How do I calculate Euclidean Distance?
By James Bell
- Computer Science , Data Science ,
- 29 Oct
Euclidean Distance is one method of measuring the direct line distance between two points on a graph. This is one of many different ways to calculate distance and applies to continuous variables. For categorical data, we suggest either Hamming Distance or Gower Distance if the data is mixed with categorical and continuous variables. This can be in a 2-dimensional, 3-dimensional, or even 1000-dimensional space. Going from a 2-dimension to a 3-dimension is actually pretty simple. We can actually use the same basic formula for nth dimensions which we describe below.
Euclidean Distance in 2 – Dimensional plane
We use the Pythagorean Theorem to determine the distance between two points because the x and y axis form a right triangle. On a Cartesian Coordinate system, we use x and y to communicate where on the graph our point is. We have only the x axis and a y axis in a 2-D plane.
![\[ \sqrt{(x_{2} -x_{1} )^{2} \ +\ (y_{2}-y_{1} )^{2}} \]](http://stumptownfin.com/wp-content/ql-cache/quicklatex.com-385d9623946f3c0c1e8de2b6e97db006_l3.png "Rendered by QuickLaTeX.com")
Which if you consider a to be
![\[ x_{2} -x_{1} \]](http://stumptownfin.com/wp-content/ql-cache/quicklatex.com-c1def4981f773c4cff969136fc015bbb_l3.png "Rendered by QuickLaTeX.com")
and b to be
![\[ y_{2}-y_{1} \]](http://stumptownfin.com/wp-content/ql-cache/quicklatex.com-cdc7799177fdd69654508329257c6e3d_l3.png "Rendered by QuickLaTeX.com")
you have
![\[ \sqrt{a^{2} + b^{2}} \]](http://stumptownfin.com/wp-content/ql-cache/quicklatex.com-9d1a481724f0705b0eec26c79a691a71_l3.png "Rendered by QuickLaTeX.com")
Then let’s say that this equals variable c. We can move the square root to the other side of the equal sign by squaring c you get
![\[ a^{2} + b^{2}= c^{2} \]](http://stumptownfin.com/wp-content/ql-cache/quicklatex.com-39f024dc0af2e9d524f05a96a7bdfb77_l3.png "Rendered by QuickLaTeX.com")

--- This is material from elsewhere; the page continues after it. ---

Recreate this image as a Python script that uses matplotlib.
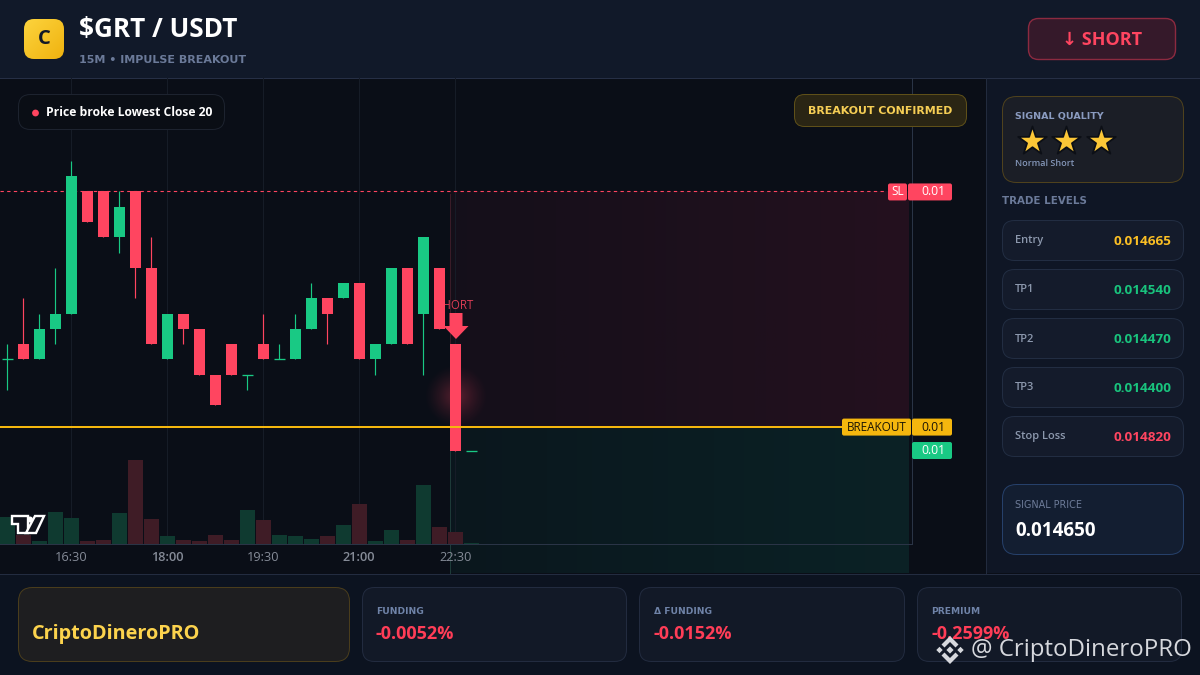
import numpy as np
import matplotlib
matplotlib.use("Agg")
import matplotlib.pyplot as plt
from matplotlib.patches import FancyBboxPatch, Rectangle, Polygon, Circle

plt.rcParams['font.family'] = ['Open Sans', 'DejaVu Sans']

# candles, 15 minute bars
opens = [0.01471, 0.01472, 0.01471, 0.01473, 0.01474, 0.01482, 0.01482, 0.01479, 0.01482, 0.01477,
         0.01471, 0.01474, 0.01473, 0.01470, 0.01472, 0.01470, 0.01472, 0.01471, 0.01471, 0.01473,
         0.01475, 0.01475, 0.01476, 0.01471, 0.01472, 0.01477, 0.01474, 0.01477, 0.01472, 0.01465]
closes = [0.01471, 0.01471, 0.01473, 0.01474, 0.01483, 0.01480, 0.01479, 0.01481, 0.01477, 0.01472,
          0.01474, 0.01473, 0.01470, 0.01468, 0.01470, 0.01470, 0.01471, 0.01471, 0.01473, 0.01475,
          0.01474, 0.01476, 0.01471, 0.01472, 0.01477, 0.01472, 0.01479, 0.01473, 0.01465, 0.01465]
highs = [0.01472, 0.01475, 0.01474, 0.01477, 0.01484, 0.01482, 0.01482, 0.01482, 0.01482, 0.01479,
         0.01474, 0.01474, 0.01473, 0.01470, 0.01472, 0.01470, 0.01474, 0.01472, 0.01474, 0.01476,
         0.01475, 0.01476, 0.01476, 0.01472, 0.01477, 0.01477, 0.01479, 0.01477, 0.01472, 0.01465]
lows = [0.01469, 0.01471, 0.01471, 0.01472, 0.01474, 0.01480, 0.01479, 0.01478, 0.01475, 0.01472,
        0.01471, 0.01472, 0.01470, 0.01468, 0.01470, 0.01469, 0.01471, 0.01471, 0.01471, 0.01473,
        0.01472, 0.01475, 0.01471, 0.01470, 0.01472, 0.01472, 0.01470, 0.01473, 0.01465, 0.01465]
volumes = [27, 9, 3, 32, 26, 3, 4, 31, 84, 25, 8, 4, 3, 9, 4, 34, 24, 9, 8, 5, 8, 19, 40, 3, 14, 4, 59, 17, 12, 1]
rising = [True, False, True, True, True, False, False, True, False, False,
          True, False, False, False, False, True, False, True, True, True,
          False, True, False, True, True, False, True, False, False, True]

time_ticks = [4, 10, 16, 22, 28]
time_labels = ['16:30', '18:00', '19:30', '21:00', '22:30']
bold_labels = ['18:00', '21:00']

sl_price = 0.01482
breakout_price = 0.014666
tp_price = 0.01465
marker_price = 0.0147456

level_names = ['Entry', 'TP1', 'TP2', 'TP3', 'Stop Loss']
level_values = ['0.014665', '0.014540', '0.014470', '0.014400', '0.014820']
level_colors = ['#fbbf24', '#19c37d', '#19c37d', '#19c37d', '#ff4560']
stat_names = ['FUNDING', 'Δ FUNDING', 'PREMIUM']
stat_values = ['-0.0052%', '-0.0152%', '-0.2599%']

RED = '#ff4560'
GREEN = '#19c984'
YELLOW = '#f5b70e'
WIDE = ['DejaVu Sans']


def box(ax, x0, y0, x1, y1, r, fc, ec, lw=0.72, z=2):
    p = FancyBboxPatch((x0, y0), x1 - x0, y1 - y0, boxstyle=f"round,pad=0,rounding_size={r}",
                       fc=fc, ec=ec, lw=lw, zorder=z)
    ax.add_patch(p)
    return p


def full_axes(fig, z):
    ax = fig.add_axes([0, 0, 1, 1], zorder=z)
    ax.set_xlim(0, 1200)
    ax.set_ylim(675, 0)
    ax.axis('off')
    return ax


fig = plt.figure(figsize=(12, 6.75), dpi=100, facecolor='#0a0e17')

# background layer: panels and the trade zones
bg = full_axes(fig, 0)
bg.add_patch(Rectangle((0, 0), 1200, 77.5, fc='#111929', ec='none'))
bg.plot([0, 1200], [77.5, 77.5], color='#262f45', lw=0.72)
bg.add_patch(Rectangle((985.5, 78), 215, 495, fc='#0f1625', ec='none'))
bg.plot([985.5, 985.5], [78, 573], color='#222b3e', lw=0.72)
bg.add_patch(Rectangle((0, 573.5), 1200, 102, fc='#0c1320', ec='none'))
bg.plot([0, 1200], [573.5, 573.5], color='#232c40', lw=0.72)

# chart, one index step is 16 px and one 0.00001 price step is about 15.27 px
ax = fig.add_axes([0, (675 - 544) / 675, 912 / 1200, (544 - 78) / 675], zorder=1)
ax.set_facecolor('none')
ax.set_xlim(-0.45, 56.55)
ax.set_ylim(0.01465 - 6.09e-5, 0.01465 + 24.43e-5)
for s in ['top', 'left']:
    ax.spines[s].set_visible(False)
for s in ['right', 'bottom']:
    ax.spines[s].set_color('#2a3446')
    ax.spines[s].set_linewidth(0.72)
ax.set_yticks([])
ax.set_xticks(time_ticks)
ax.set_xticklabels(time_labels, color='#858b97', fontsize=9.2)
for t in ax.get_xticklabels():
    if t.get_text() in bold_labels:
        t.set_fontweight('semibold')
ax.tick_params(axis='x', length=0, pad=5)
ax.grid(axis='x', color='#161c27', lw=0.72)
ax.set_axisbelow(True)


def price_y(p):
    # pixel row of a price, for the layers drawn in pixels
    return bg.transData.inverted().transform(ax.transData.transform((0, p)))[1]


sl_y = price_y(sl_price)
br_y = price_y(breakout_price)

# zones get stronger towards the right
for col, y0, y1, amax, start in [((0.42, 0.10, 0.20), sl_y, br_y, 0.27, 0.4), ((0.06, 0.42, 0.36), br_y, 573, 0.215, 0.45)]:
    img = np.zeros((1, 256, 4))
    img[..., :3] = col
    img[..., 3] = np.linspace(start, 1, 256) * amax
    bg.imshow(img, extent=(450, 909, y1, y0), aspect='auto', zorder=1)
bg.plot([449.5, 449.5], [sl_y + 3, br_y], color='#3a1c28', lw=0.72, zorder=2)
bg.plot([449.5, 449.5], [br_y, 573], color='#1d3a38', lw=0.72, zorder=2)

# glow behind the breakout candle
gx, gy = np.meshgrid(np.linspace(-1, 1, 120), np.linspace(-1, 1, 120))
rad = np.sqrt(gx ** 2 + gy ** 2)
glow = np.zeros((120, 120, 4))
glow[..., :3] = (1.0, 0.27, 0.38)
glow[..., 3] = np.clip(1 - rad, 0, 1) ** 1.4 * 0.32
bg.imshow(glow, extent=(423, 489, 429, 363), aspect='auto', zorder=3)
bg.set_xlim(0, 1200)
bg.set_ylim(675, 0)

# volume on its own scale, one unit per pixel
vol_ax = ax.twinx()
vol_ax.set_ylim(0, 466)
vol_ax.set_yticks([])
for s in vol_ax.spines.values():
    s.set_visible(False)
x = np.arange(len(opens))
vol_colors = ['#0f3a30' if r else '#3f1c26' for r in rising]
vol_ax.bar(x, volumes, width=0.94, color=vol_colors, linewidth=0, zorder=1)

# levels
sl_line = ax.axhline(sl_price, xmax=885 / 912, color=RED, lw=0.8, ls=(0, (3, 3)), zorder=2)
sl_line.set_snap(True)

# SHORT marker sits under the previous candle, so its S is hidden
ax.text(28, marker_price, 'SHORT', color=RED, fontsize=8.3, ha='center', va='center', alpha=0.85, zorder=3)

# candles
colors = [GREEN if r else RED for r in rising]
body_low = np.minimum(opens, closes)
body_high = np.maximum(opens, closes)
wicks = ax.vlines(x, lows, highs, colors=colors, lw=0.85, zorder=4)
wicks.set_snap(True)
ax.bar(x, body_high - body_low, bottom=body_low, width=0.69, color=colors, linewidth=0, zorder=5)
flat = body_high == body_low
dojis = ax.hlines(body_low[flat], x[flat] - 0.35, x[flat] + 0.35, colors=np.array(colors)[flat], lw=0.95, zorder=5)
dojis.set_snap(True)

# top layer
ui = full_axes(fig, 3)

ui.plot([0, 842], [br_y, br_y], color=YELLOW, lw=1.45, zorder=1)

# arrow of the SHORT marker
ui.add_patch(Polygon([(449.5, 313), (462.5, 313), (462.5, 326), (468.5, 326), (456, 339), (443.5, 326), (449.5, 326)],
                     fc=RED, ec='none', zorder=2))

# price tags
box(ui, 888, sl_y - 8, 907, sl_y + 9, 2, RED, 'none')
box(ui, 908, sl_y - 8, 952, sl_y + 9, 2, RED, 'none')
ui.text(898, sl_y + 0.5, 'SL', color='white', fontsize=8.5, ha='center', va='center', zorder=3)
ui.text(933, sl_y + 0.5, '0.01', color='white', fontsize=8.7, ha='center', va='center', zorder=3)
box(ui, 842, br_y - 8, 911, br_y + 9, 2, YELLOW, 'none')
box(ui, 912, br_y - 8, 952, br_y + 9, 2, YELLOW, 'none')
ui.text(876.5, br_y + 0.5, 'BREAKOUT', color='#1a1405', fontsize=8.5, ha='center', va='center', zorder=3)
ui.text(933, br_y + 0.5, '0.01', color='#1a1405', fontsize=8.7, ha='center', va='center', zorder=3)
tp_y = price_y(tp_price)
box(ui, 912, tp_y - 9, 952, tp_y + 8, 2, GREEN, 'none')
ui.text(933, tp_y - 0.5, '0.01', color='white', fontsize=8.7, ha='center', va='center', zorder=3)

# TradingView mark
ui.add_patch(Polygon([(11.5, 516), (28, 516), (28, 533), (17.5, 533), (17.5, 523.5), (11.5, 523.5)],
                     fc='#10131c', ec='white', lw=1.7, zorder=3))
ui.add_patch(Polygon([(35, 516), (44, 516), (36, 533), (26, 533)], fc='#10131c', ec='white', lw=1.7, zorder=3))
ui.add_patch(Circle((30, 519.5), 3, fc='white', ec='none', zorder=4))

# header
icon = np.linspace(0, 1, 64)
ig = np.zeros((64, 64, 3))
ig[..., 0] = 0.99 - 0.05 * (icon[None, :] + icon[:, None]) / 2
ig[..., 1] = 0.83 - 0.13 * (icon[None, :] + icon[:, None]) / 2
ig[..., 2] = 0.24 - 0.18 * (icon[None, :] + icon[:, None]) / 2
im = ui.imshow(ig, extent=(24, 64, 59, 19), aspect='auto', zorder=2)
im.set_clip_path(box(ui, 24, 19, 64, 59, 10, 'none', 'none'))
ui.set_xlim(0, 1200)
ui.set_ylim(675, 0)
ui.text(44, 39.5, 'C', color='#111827', fontsize=14.5, fontweight='bold', ha='center', va='center', zorder=3)
ui.text(79, 29.5, '$GRT / USDT', color='white', fontsize=18.8, fontweight='bold', va='center')
ui.text(79, 60, '15M • IMPULSE BREAKOUT', color='#6b7a99', fontsize=8.0, fontweight='bold', family=WIDE, va='center')
box(ui, 1028.5, 18.5, 1175.5, 59.5, 10, '#35192a', '#8c2a40', lw=1)
ui.text(1102, 40, '↓ SHORT', color=RED, fontsize=13, fontweight='bold', ha='center', va='center', zorder=3)

# chart badges
box(ui, 18.5, 94.5, 224.5, 129.5, 12, '#0a0e15', '#1d232f')
ui.add_patch(Circle((35.5, 113), 3.4, fc=RED, ec='none', zorder=3))
ui.text(46, 112.5, 'Price broke Lowest Close 20', color='white', fontsize=8.7, fontweight='bold', va='center', zorder=3)
box(ui, 794.5, 94.5, 966.5, 126.5, 10, '#2a2514', '#5f5019')
ui.text(880.5, 110.5, 'BREAKOUT CONFIRMED', color='#f6ce55', fontsize=7.9, fontweight='bold', family=WIDE,
        ha='center', va='center', zorder=3)

# signal quality
box(ui, 1002.5, 96.5, 1183.5, 182.5, 14, '#1b1e26', '#4f421d')
ui.text(1015, 116.5, 'SIGNAL QUALITY', color='#8a9bc0', fontsize=6.8, fontweight='bold', family=WIDE, va='center', zorder=3)
ui.scatter([1032, 1066, 1101], [141, 141, 141], marker='*', s=470, c='#fcc737', edgecolors='#0c0f16', linewidths=1.3, zorder=3)
ui.text(1015, 164, 'Normal Short', color='#8496b8', fontsize=6.5, fontweight='semibold', va='center', zorder=3)
ui.text(1002.5, 200.5, 'TRADE LEVELS', color='#6b7a99', fontsize=7.4, fontweight='bold', family=WIDE, va='center', zorder=3)

# trade level cards
for i, (name, val, col) in enumerate(zip(level_names, level_values, level_colors)):
    top = 220.5 + i * 49
    box(ui, 1002.5, top, 1183.5, top + 40, 12, '#141b2b', '#222d42')
    ui.text(1015, top + 20.5, name, color='#8c98ad', fontsize=8, fontweight='semibold', va='center', zorder=3)
    ui.text(1171, top + 21, val, color=col, fontsize=9.7, fontweight='bold', ha='right', va='center', zorder=3)

box(ui, 1002.5, 484.5, 1183.5, 554.5, 14, '#131e31', '#26406a')
ui.text(1015, 505.5, 'SIGNAL PRICE', color='#6e7c99', fontsize=6.9, family=WIDE, va='center', zorder=3)
ui.text(1015, 530.5, '0.014650', color='white', fontsize=13.6, fontweight='bold', va='center', zorder=3)

# bottom cards
box(ui, 18.5, 587.5, 349.5, 661.5, 14, '#1e1e20', '#4a3d1c')
ui.text(32, 634.5, 'CriptoDineroPRO', color='#fcd34d', fontsize=14.3, fontweight='bold', va='center', zorder=3)
for (x0, x1, tx), name, val in zip([(362.5, 626.5, 376), (639.5, 904.5, 654), (917.5, 1181.5, 931)], stat_names, stat_values):
    box(ui, x0, 587.5, x1, 661.5, 12, '#121927', '#222b3f')
    ui.text(tx, 611.5, name, color='#6f83a8', fontsize=6.6, fontweight='bold', family=WIDE, va='center', zorder=3)
    ui.text(tx, 634, val, color='#ff3d57', fontsize=13, fontweight='bold', va='center', zorder=3)

# watermark
wm = '#d6d8dd'
ui.add_patch(Polygon([(950, 636), (958.5, 644.5), (955.5, 647.5), (950, 642), (944.5, 647.5), (941.5, 644.5)], fc=wm, ec='none', zorder=5))
ui.add_patch(Polygon([(950, 664), (958.5, 655.5), (955.5, 652.5), (950, 658), (944.5, 652.5), (941.5, 655.5)], fc=wm, ec='none', zorder=5))
for cx, rr in [(950, 3.6), (939.5, 3.2), (960.5, 3.2)]:
    ui.add_patch(Polygon([(cx - rr, 650), (cx, 650 - rr), (cx + rr, 650), (cx, 650 + rr)], fc=wm, ec='none', zorder=5))
ui.text(971, 649.5, '@ CriptoDineroPRO', color=wm, fontsize=17.3, va='center', zorder=5)

fig.savefig('out.png', dpi=100, facecolor=fig.get_facecolor())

Look familiar? When we look at a, b, and c as distances between two points, the relationship between the Pythagorean Theorem and Euclidean Distance equations becomes clear. While I personally detest Pythagoras as a person, his Math does work. This is a fundamental relationship in Euclidean Geometry.

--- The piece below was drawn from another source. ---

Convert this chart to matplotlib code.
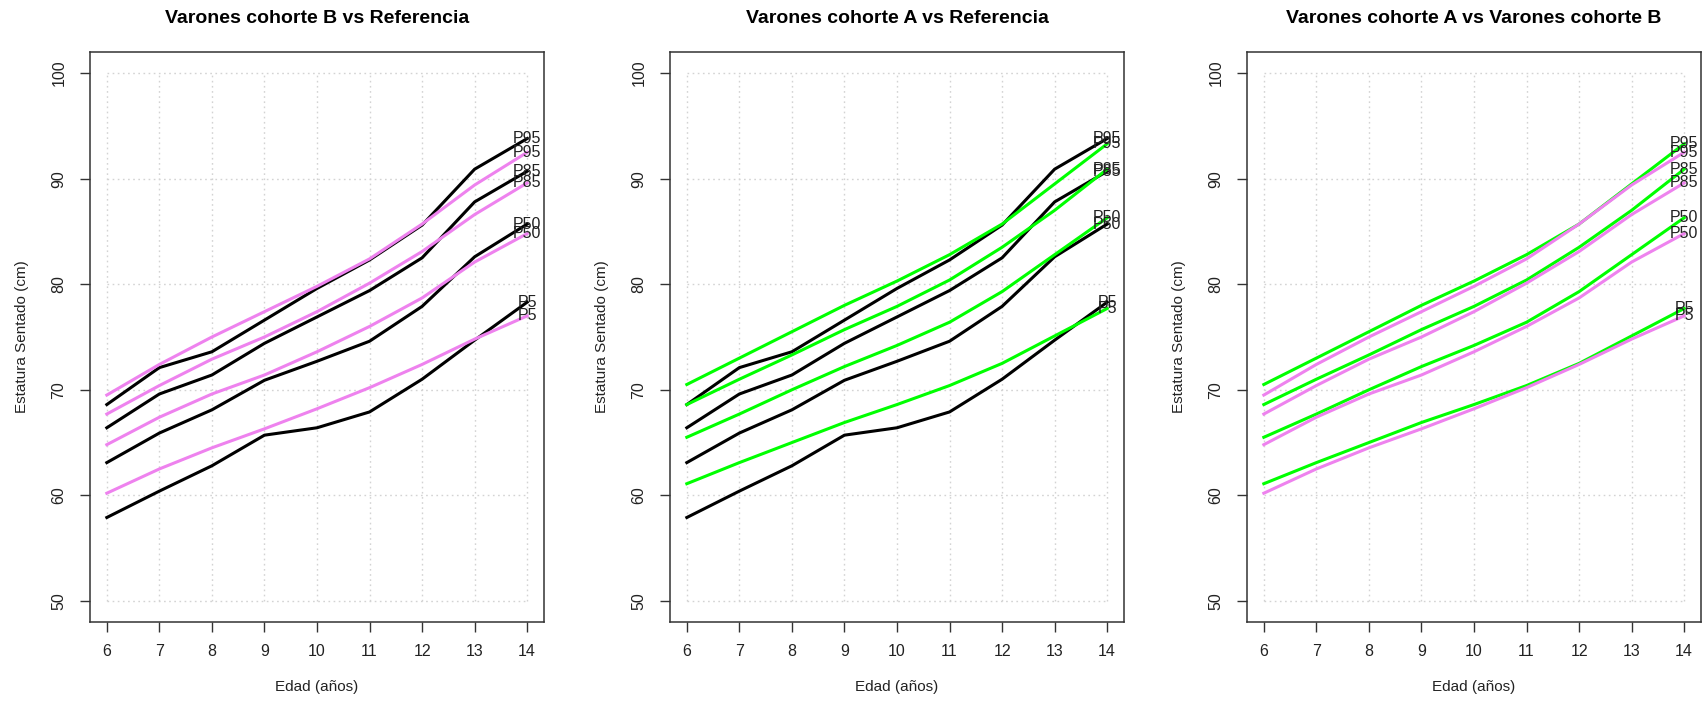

Euclidean Distance in 3 – Dimensional plane
In a 3-D plane, we add z to our x and y axis to create a 3rd axis. We simply add in the dimension to our 2-D formula.
![\[ \sqrt{(x_{2} -x_{1} )^{2} \ +\ (y_{2}-y_{1} )^{2}+\ (z_{2}-z_{1} )^{2}} \]](http://stumptownfin.com/wp-content/ql-cache/quicklatex.com-e59526cd4663294e38f88e8f940d9df8_l3.png "Rendered by QuickLaTeX.com")
Euclidean Distance in n – Dimensional plane
Now what if we have more than 3 Dimensions? I do not attempt to make fun of or attempt to argue that there are more than 3 dimensions of space, but in Advanced Calculus and Applied Machine Learning applications, sometimes we do indeed have more than 3 dimensions. This is because we are looking at each dimension as a variable that describes a point, cell, or case. This formula is more robust because it is the same as the previously described 2-D and 3-D formulas as we assign n as the dimension variable.
![\[ \sqrt{(x_{2} -x_{1} )^{2} \ +\ (y_{2}-y_{1} )^{2}+...\ (n_{2}-n_{1} )^{2}} \]](http://stumptownfin.com/wp-content/ql-cache/quicklatex.com-6fe0d7df41ab0e25db68c554f9b2ca26_l3.png "Rendered by QuickLaTeX.com")
Other Considerations
Adding more and more dimensions will introduce you to the Curse of Dimensionality. Increasing dimensions makes it more difficult to separate signals from noise which can cause over-fitting in classification analysis such as kNN (k Nearest Neighbors). The more dimensions you add, the farther away you go from the 2 and 3-D world. It can be done, but caution must be taken.
Euclidean distance can also suffer from extreme variables. You may have a point with an x and a y that are really close to another point, but their z dimension may be miles apart. Does that really mean that these two points should not be grouped together?